Life goes on in Tacloban
TACLOBAN CITY, Philippines – “Tuloy ang buhay (Life goes on)!” a passerby shouted happily at the INQUIRER.net team taking footage of a piece of “lechon” (roasted pig) being sold in this city.
Elsewhere, small tables were set-up, showcasing toiletries, noodles, beer and cigarettes for sale. Occasionally, one would see people crowding around a table to buy a kilo of meat.
In the community of San Jose, Rochel Esperas and his brother were butchering a pig, one of the three that survived the fury of Supertyphoon “Yolanda” last November 8. Around them, people were tending to their damaged homes.

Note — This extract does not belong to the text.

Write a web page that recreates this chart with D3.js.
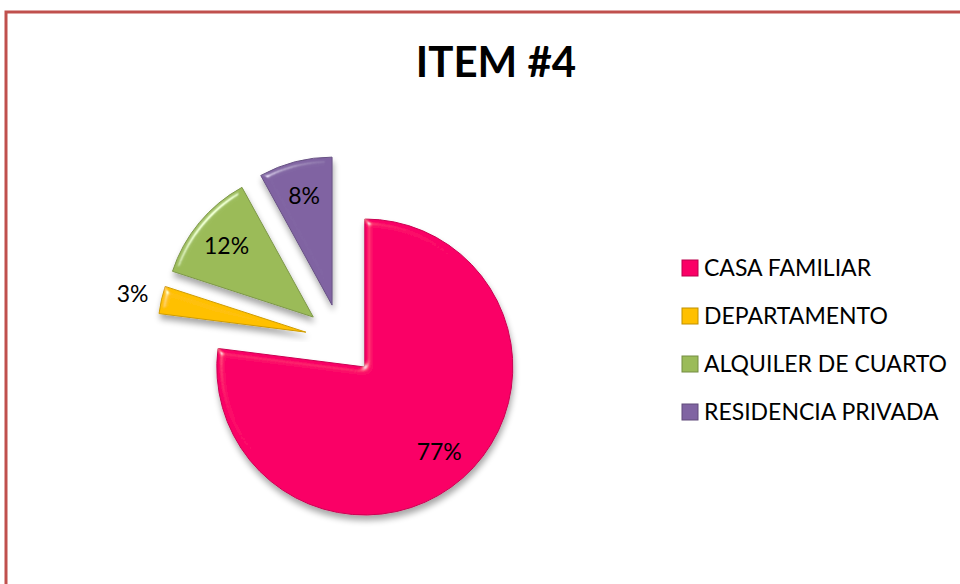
<!DOCTYPE html>
<html>
<head>
<meta charset="utf-8">
<script src="https://cdn.jsdelivr.net/npm/d3@7"></script>
<style>
  body { margin: 0; background: #fff; }
  text { font-family: Lato, "Open Sans", sans-serif; fill: #000; }
</style>
</head>
<body>
<script>
// data
var categories = ['CASA FAMILIAR', 'DEPARTAMENTO', 'ALQUILER DE CUARTO', 'RESIDENCIA PRIVADA'];
var values = [77, 3, 12, 8];
var colors = ['#fa0066', '#ffc000', '#9bbb59', '#8064a2'];
var title = 'ITEM #4';

var svgx = 960, svgy = 584;
var svg = d3.select('body').append('svg')
  .attr('width', svgx).attr('height', svgy);

// filters: bevel light + drop shadow
var defs = svg.append('defs');
var f = defs.append('filter').attr('id', 'bevel')
  .attr('x', '-20%').attr('y', '-20%').attr('width', '140%').attr('height', '140%');
f.append('feGaussianBlur').attr('in', 'SourceAlpha').attr('stdDeviation', 3).attr('result', 'blur');
f.append('feSpecularLighting').attr('in', 'blur').attr('surfaceScale', 4)
  .attr('specularConstant', 0.55).attr('specularExponent', 60)
  .attr('lighting-color', '#ffffff').attr('result', 'spec')
  .append('feDistantLight').attr('azimuth', 225).attr('elevation', 40);
f.append('feComposite').attr('in', 'spec').attr('in2', 'SourceAlpha').attr('operator', 'in').attr('result', 'specIn');
f.append('feComposite').attr('in', 'SourceGraphic').attr('in2', 'specIn')
  .attr('operator', 'arithmetic').attr('k1', 0).attr('k2', 1).attr('k3', 1).attr('k4', 0).attr('result', 'lit');
f.append('feGaussianBlur').attr('in', 'SourceAlpha').attr('stdDeviation', 3).attr('result', 'sblur');
f.append('feOffset').attr('in', 'sblur').attr('dx', 1).attr('dy', 5).attr('result', 'soff');
f.append('feComponentTransfer').attr('in', 'soff').attr('result', 'shadow')
  .append('feFuncA').attr('type', 'linear').attr('slope', 0.35);
var fm = f.append('feMerge');
fm.append('feMergeNode').attr('in', 'shadow');
fm.append('feMergeNode').attr('in', 'lit');

// border
svg.append('rect')
  .attr('x', 6).attr('y', 12).attr('width', 1000).attr('height', 700)
  .attr('fill', 'none').attr('stroke', '#c0504d').attr('stroke-width', 3);

// title
svg.append('text')
  .attr('x', 496).attr('y', 77)
  .attr('text-anchor', 'middle')
  .style('font-size', '42px').style('font-weight', 'bold')
  .text(title);

// pie
var cx = 341, cy = 340, radius = 148, explode = 36;
var total = d3.sum(values);
var pie = d3.pie().sort(null).value(function(d) { return d; });
var arc = d3.arc().innerRadius(0).outerRadius(radius);
var arcs = pie(values);

var g = svg.append('g').attr('transform', 'translate(' + cx + ',' + cy + ')');

var slices = g.selectAll('g.slice').data(arcs).enter()
  .append('g').attr('class', 'slice')
  .attr('transform', function(d) {
    var a = (d.startAngle + d.endAngle) / 2;
    return 'translate(' + (explode * Math.sin(a)) + ',' + (-explode * Math.cos(a)) + ')';
  });

slices.append('path')
  .attr('d', arc)
  .attr('fill', function(d, i) { return colors[i]; })
  .attr('stroke', function(d, i) { return d3.color(colors[i]).darker(0.6); })
  .attr('stroke-width', 1)
  .attr('filter', 'url(#bevel)');

slices.append('text')
  .attr('transform', function(d) {
    var a = (d.startAngle + d.endAngle) / 2;
    var pct = d.value / total;
    var r = pct < 0.05 ? radius * 1.2 : radius * 0.76;
    return 'translate(' + (r * Math.sin(a)) + ',' + (-r * Math.cos(a)) + ')';
  })
  .attr('text-anchor', 'middle')
  .attr('dy', '0.36em')
  .style('font-size', '23px')
  .text(function(d) { return Math.round(d.value / total * 100) + '%'; });

// legend
var legend = svg.append('g').attr('transform', 'translate(682,268)');
var items = legend.selectAll('g').data(categories).enter()
  .append('g').attr('transform', function(d, i) { return 'translate(0,' + (i * 48) + ')'; });
items.append('rect')
  .attr('x', 0).attr('y', -8).attr('width', 16).attr('height', 16)
  .attr('fill', function(d, i) { return colors[i]; })
  .attr('stroke', function(d, i) { return d3.color(colors[i]).darker(0.8); })
  .attr('stroke-width', 1);
items.append('text')
  .attr('x', 22).attr('y', 0).attr('dy', '0.36em')
  .style('font-size', '23px')
  .text(function(d) { return d; });
</script>
</body>
</html>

Esperas said they were going to sell the pig at P200 per kilo to earn a living and to help supply meat in the typhoon-ravaged city.
“This is the second one we’ve butchered,” he said, adding that only three of their eight pigs survived the storm surge that hit Tacloban City.

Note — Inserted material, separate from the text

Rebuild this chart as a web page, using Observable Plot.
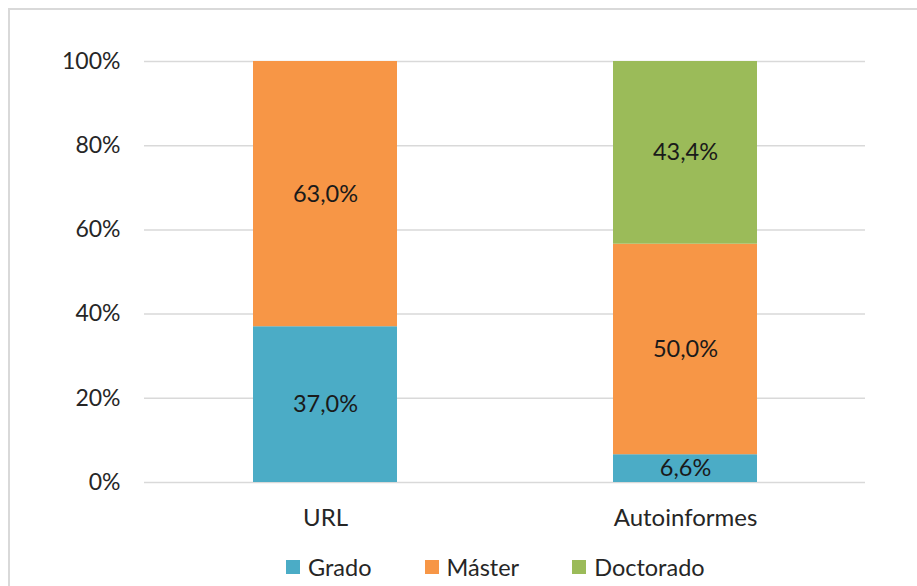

Asked if they were able to sell the first one, he said, “Yes. People are now able to buy but only those who still have money.”
Esperas said the money they earn will also be used to buy additional livestock.
“We’ll keep some of the meat for our own food,” he added.
Jeffrey Escobar was also hoping to earn cash. In one corner of the neighborhood, he was selling instant coffee, noodles and even small fishes.
He used to be a fisherman. But when the water rose and engulfed their coastal community, he went to live with his relatives in a makeshift house farther from the shore.
“We chipped in (to buy these). We’ve just started two days ago. There are no more stores here,” Escobar said, saying he had go to Catbalogan earlier to get whatever their money could buy.
“Most of the items are of regular prices but the noodles are already worth P15 (in Catbalogan),” he said as he showed off his wares. He now sells the noodles at P20 per pack.
Escobar said the relief goods that they got were not enough so he decided to try selling food since he lost his boat to the storm.
A few steps away, Gerald Villamor was rebuilding his home and a tiny sari-sari store.
The table in front of his house was filled with packs of cigarettes and detergent powder.
Villamor admitted to INQUIRER.net that he bought the items from looters after his store was washed out by the storm surge.
Depending on the brand, he buys each pack of cigarettes at around P15 to P30 and sells it for P20 to P40.
He said his brother, who was also setting up his own sari-sari store, gave him sachets of detergent he took from a warehouse in exchanged for cigarettes.
During the onslaught of Supertyphoon “Yolanda,” Villamor hid inside the bathroom and when the water rose to the second-floor of his house, he climbed the roof with his brother.
He said three large waves hit Tacloban City, waves so high they lost sight of Samar island.
Ramilo Naldacaso is also looking forward to go back to fishing and build his new home.
“We’re going to build a new home. A nipa hut,” he told INQUIRER.net while waiting for his visiting brother to board a C130 plane at the Tacloban City airport.
For someone who lost a brother during the surge of water and debris in the coastal neighborhood, Naldacaso remained hopeful.
He said their village was among the hardest-hit by the typhoon, killing at least 68 of their neighbors.
“Each one of us was holding plastic containers as we were drifting with the surge. We swam and we swam until we were able to reach a pile of debris,” he said.
His brother, however, got separated and drowned.
Naldacaso, like many typhoon survivors, said they did not expect the water to rise so high. Even his family who were staying in the evacuation center experienced the surge but were thankfully safe.
“We thought the concrete house beside us would shield us from the typhoon, but even that crumbled and its owner killed,” he said.
Now, he and his neighbors are starting to pack their things, eager to return to their village and regain their lives. The water though in their areas was not yet clear and many of their people are suffering from minor illnesses like persistent coughing but he said they are struggling to recover.
Naldacaso said he is going to find a new boat and a net as he cheerfully recalled how they would drop the net into the sea and catch crabs.
“We’re going back to our village. This time, when they raise the storm signal, we’re going to be alert,” he said.
“We’re going to start anew,” he said smiling, hoping for a better future within his reach.
In San Jose, Tacloban City, several body bags littered the streets. Residents claimed many corpses were still buried under the debris while others were still floating in the sea or fishponds.
Many lost their houses. In one street, Christmas décor haphazardly hung on a dead tree, garbage and debris stacked below it. Nearby, residents were repairing their houses or building new ones. A handful of people were selling goods. Elsewhere, large groups of locals were cleaning up their communities.
A day before the fight of congressman and boxing icon Manny Pacquiao, residents posted a hand-made banner along the main street, which reads: “We will win this fight. Laban Tacloban (Fight Tacloban)!”